NBA’s Most Cost-Efficient Cs
There is always much debate in professional sports about which players are overpaid or underpaid, which ones are the most efficient on the floor, and which ones are simply the most productive. But what about a marriage of all of those? Which NBA players are the most cost-efficient?
This is the third piece in a series looking at the starters at all five positions (check out the point guards, shooting guards , small forwards and power forwards), one at a time, in an attempt to determine which players are the most cost-efficient players taking into account their production and salary. The assumption is there should be a general correlation between a player’s production – and for this purpose we will use John Hollinger’s Player Efficiency Rating – and his salary.
Will that hold true? Take a look at the list of starting centers below, with their 2010-11 salary and PER, plus a final column dividing their salary by PER to give a simple dollar amount of how much each point of PER cost their team.
By now the theme of these pieces is probably pretty apparent; players on rookie contracts are going to be the most cost effective. There are nine such players on this list, though they are spread out over the top 13 most cost-efficient players. The veterans in that mix? Charlotte’s Kwame Brown, Houston’s Chuck Hayes, Detroit’s Ben Wallace, and New York’s Ronny Turiaf. All but Hayes also posted a PER below the average of 15.0.
Those on their rookie contracts are a solid group. Two of them – Atlanta’s Al Horford and Chicago’s Joakim Noah – signed extensions last summer and will make significantly more when basketball resumes again. New Jersey’s Brook Lopez and Washington’s JaVale McGee may be in the market for lucrative early extensions when the lockout is lifted as well. Memphis’ Marc Gasol, who was issued a Qualifying Offer and will be a restricted free agent, may be one the biggest names in free agency. The L.A. Clippers’ DeAndre Jordan – the most cost-efficient player on this list and also restricted – could be right behind him.
Speaking of average, this entire group’s average PER was 15.1 despite the fact only 12 of the 30 players poster below average PER. How?
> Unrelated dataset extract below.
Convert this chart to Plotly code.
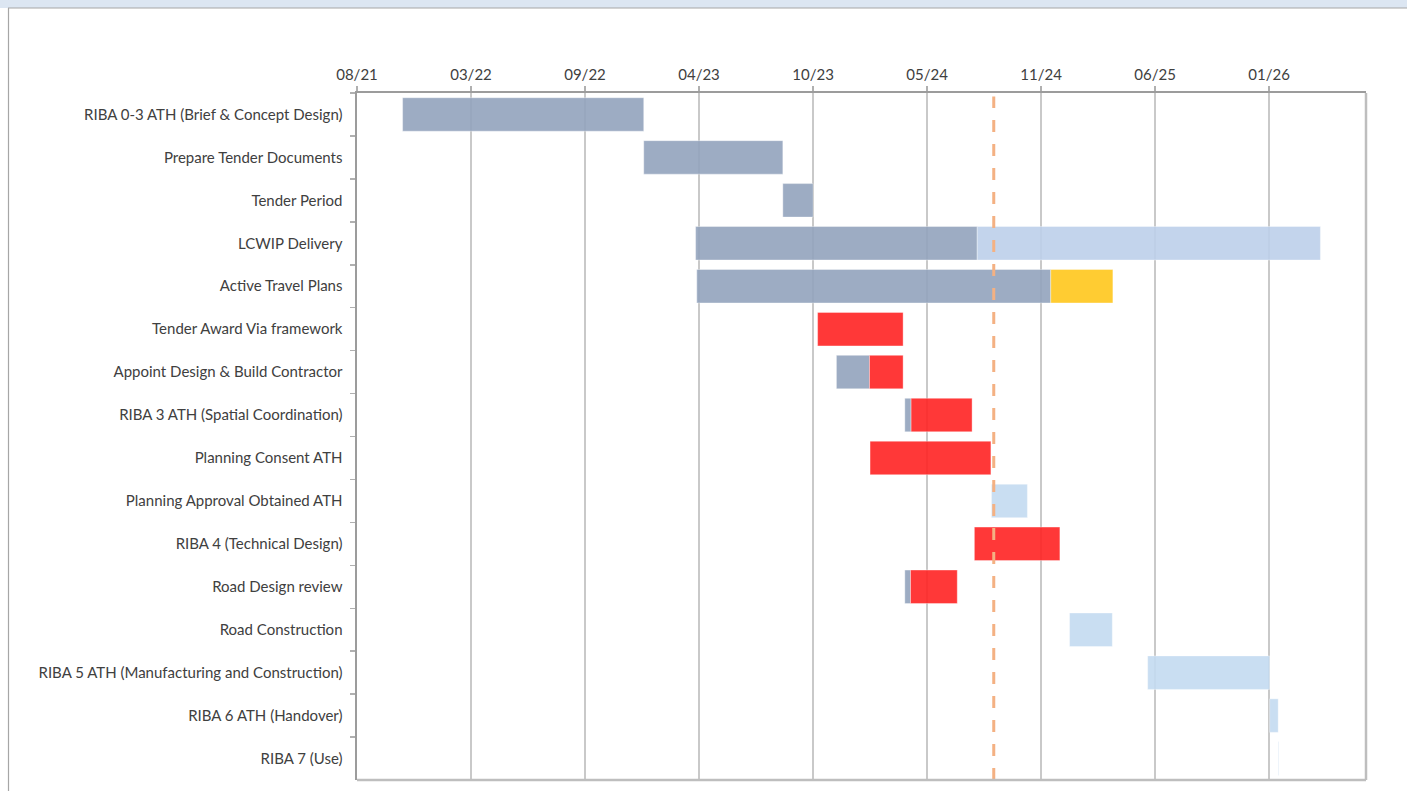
import plotly.graph_objects as go
from datetime import date, timedelta

# ---------------- data ----------------
tasks = [
    "RIBA 0-3 ATH (Brief & Concept Design)",
    "Prepare Tender Documents",
    "Tender Period",
    "LCWIP Delivery",
    "Active Travel Plans",
    "Tender Award Via framework",
    "Appoint Design & Build Contractor",
    "RIBA 3 ATH (Spatial Coordination)",
    "Planning Consent ATH",
    "Planning Approval Obtained ATH",
    "RIBA 4 (Technical Design)",
    "Road Design review",
    "Road Construction",
    "RIBA 5 ATH (Manufacturing and Construction)",
    "RIBA 6 ATH (Handover)",
    "RIBA 7 (Use)",
]

# completed (grey-blue)
done_tasks = ["RIBA 0-3 ATH (Brief & Concept Design)", "Prepare Tender Documents", "Tender Period",
              "LCWIP Delivery", "Active Travel Plans", "Appoint Design & Build Contractor",
              "RIBA 3 ATH (Spatial Coordination)", "Road Design review"]
done_start = ["2021-11-04", "2023-01-01", "2023-09-02", "2023-04-02", "2023-04-04", "2023-12-05",
              "2024-04-03", "2024-04-03"]
done_end = ["2023-01-01", "2023-09-02", "2023-10-25", "2024-08-08", "2024-12-15", "2024-02-01",
            "2024-04-14", "2024-04-13"]

# overdue (red)
late_tasks = ["Tender Award Via framework", "Appoint Design & Build Contractor",
              "RIBA 3 ATH (Spatial Coordination)", "Planning Consent ATH",
              "RIBA 4 (Technical Design)", "Road Design review"]
late_start = ["2023-11-02", "2024-02-01", "2024-04-14", "2024-02-02", "2024-08-03", "2024-04-13"]
late_end = ["2024-03-31", "2024-03-31", "2024-07-30", "2024-09-01", "2024-12-31", "2024-07-04"]

# at risk (amber)
risk_tasks = ["Active Travel Plans"]
risk_start = ["2024-12-15"]
risk_end = ["2025-04-03"]

# remaining LCWIP (light blue)
remain_tasks = ["LCWIP Delivery"]
remain_start = ["2024-08-08"]
remain_end = ["2026-04-02"]

# future (pale blue)
future_tasks = ["Planning Approval Obtained ATH", "Road Construction",
                "RIBA 5 ATH (Manufacturing and Construction)", "RIBA 6 ATH (Handover)", "RIBA 7 (Use)"]
future_start = ["2024-09-02", "2025-01-17", "2025-06-03", "2026-01-03", "2026-01-18"]
future_end = ["2024-11-04", "2025-04-02", "2026-01-03", "2026-01-18", "2026-01-19"]

today = "2024-09-06"

tick_labels = ["08/21", "03/22", "09/22", "04/23", "10/23", "05/24", "11/24", "06/25", "01/26"]
axis_start = "2021-08-16"
axis_end = "2026-06-21"
tick_step_days = 200

# ---------------- helpers ----------------
def d(s):
    return date.fromisoformat(s)

def dur_ms(starts, ends):
    return [(d(e) - d(s)).days * 86400000 for s, e in zip(starts, ends)]

tickvals = [(d(axis_start) + timedelta(days=tick_step_days * i)).isoformat() for i in range(len(tick_labels))]

fig = go.Figure()

def add(name, ys, starts, ends, color):
    fig.add_trace(go.Bar(
        y=ys, base=starts, x=dur_ms(starts, ends), orientation="h", name=name,
        marker=dict(color=color, line=dict(width=0.6, color="rgba(255,255,255,0.6)")),
        width=0.78, showlegend=False, hoverinfo="skip",
    ))

add("Done", done_tasks, done_start, done_end, "rgba(146,163,188,0.9)")
add("Remaining", remain_tasks, remain_start, remain_end, "rgba(189,207,234,0.9)")
add("Overdue", late_tasks, late_start, late_end, "rgba(255,34,34,0.9)")
add("At risk", risk_tasks, risk_start, risk_end, "rgba(255,198,28,0.9)")
add("Future", future_tasks, future_start, future_end, "rgba(195,218,241,0.9)")

W, H = 1407, 791
L, R, T, B = 357, 41, 93, 11
pw, ph = W - L - R, H - T - B

def px_x(x):
    return (x - L) / pw

def px_y(y):
    return (H - B - y) / ph

# today line
fig.add_shape(type="line", xref="x", yref="paper", x0=today, x1=today, y0=0, y1=0.995,
              line=dict(color="#F4B183", width=3, dash="12px,12px"), layer="above")

# right / bottom frame in a lighter grey
fig.add_shape(type="line", xref="paper", yref="paper", x0=1, x1=1, y0=0, y1=1,
              line=dict(color="#BEBEBE", width=2.5), layer="above")
fig.add_shape(type="line", xref="paper", yref="paper", x0=0, x1=1, y0=0, y1=0,
              line=dict(color="#BEBEBE", width=2.5), layer="above")

# header band and page frame
fig.add_shape(type="rect", xref="paper", yref="paper", x0=px_x(-5), x1=px_x(W + 5),
              y0=px_y(8), y1=px_y(-5), fillcolor="#DCE6F2", line=dict(width=0), layer="above")
fig.add_shape(type="line", xref="paper", yref="paper", x0=px_x(8), x1=px_x(W + 5),
              y0=px_y(8), y1=px_y(8), line=dict(color="#A6A6A6", width=1.2), layer="above")
fig.add_shape(type="line", xref="paper", yref="paper", x0=px_x(8.5), x1=px_x(8.5),
              y0=px_y(8), y1=px_y(H + 5), line=dict(color="#A6A6A6", width=1.2), layer="above")

font_family = "Lato, 'Noto Sans', sans-serif"

fig.update_layout(
    width=W, height=H,
    margin=dict(l=L, r=R, t=T, b=B, pad=0),
    paper_bgcolor="white", plot_bgcolor="white",
    barmode="overlay",
    font=dict(family=font_family, size=15, color="#404040"),
    xaxis=dict(
        type="date", side="top", range=[axis_start, axis_end],
        tickvals=tickvals, ticktext=tick_labels,
        showgrid=True, gridcolor="#C9C9C9", gridwidth=1.5,
        showline=True, linecolor="#9C9C9C", linewidth=2.5,
        ticks="outside", ticklen=5, tickcolor="#B0B0B0", tickwidth=1.5,
        tickfont=dict(size=15, color="#404040"),
        zeroline=False,
    ),
    yaxis=dict(
        type="category", categoryorder="array", categoryarray=tasks,
        autorange="reversed",
        showgrid=False, showline=True, linecolor="#9C9C9C", linewidth=2.5,
        ticks="outside", ticklen=5, tickcolor="#B0B0B0", tickwidth=1.5, tickson="boundaries",
        tickfont=dict(size=15, color="#404040"), ticklabelstandoff=9,
        zeroline=False,
    ),
)

fig.write_html("out.html", config={"displayModeBar": False, "staticPlot": True},
               post_script="document.body.style.margin='0';document.body.style.overflow='hidden';")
Three players posting PER under 10.0 don’t help, but neither does the 7.3 posted by Miami’s Joel Anthony. Then again, perhaps this is not fair to Anthony, who did not start the entire season, but did finish the playoffs in that position. Zydrunas Ilgauskas (PER of 12.8) started the majority of the games at center, and Erick Dampier (9.8 PER) also had starts.
What’s the worst deal? Do we automatically choose Sacramento’s Samuel Dalembert, with his below average PER and $13.4 million salary? Probably. He cost his team $98k more per point of PER than the runner-up, San Antonio’s Tim Duncan – and his resume doesn’t come close to Duncan’s. For Duncan that salary is as much for what he has done over his career as what he’s doing now (but still, a PER of 21.9 is second on this list only to Howard).
Outside of the rookies who has the best combination of production and value? Well, Orlando’s Dwight Howard made $16.6 million last season, but also posted the second-best PER in the entire NBA. Despite the second-highest salary on this list – which is well deserved – Howard is still more cost-effective than eight other players. Phoenix’s Marcin Gortat, who used to be Howard’s backup before an early season trade for Jason Richardson, is a fantastic deal. He wasn’t put into the starting lineup until late in the season, so his PER of 17.3 is probably lower than it could have been (but still second only to Steve Nash on the Suns), and since he signed a full MLE deal in 2009 he’s locked in for three more years at a relatively cheap rate.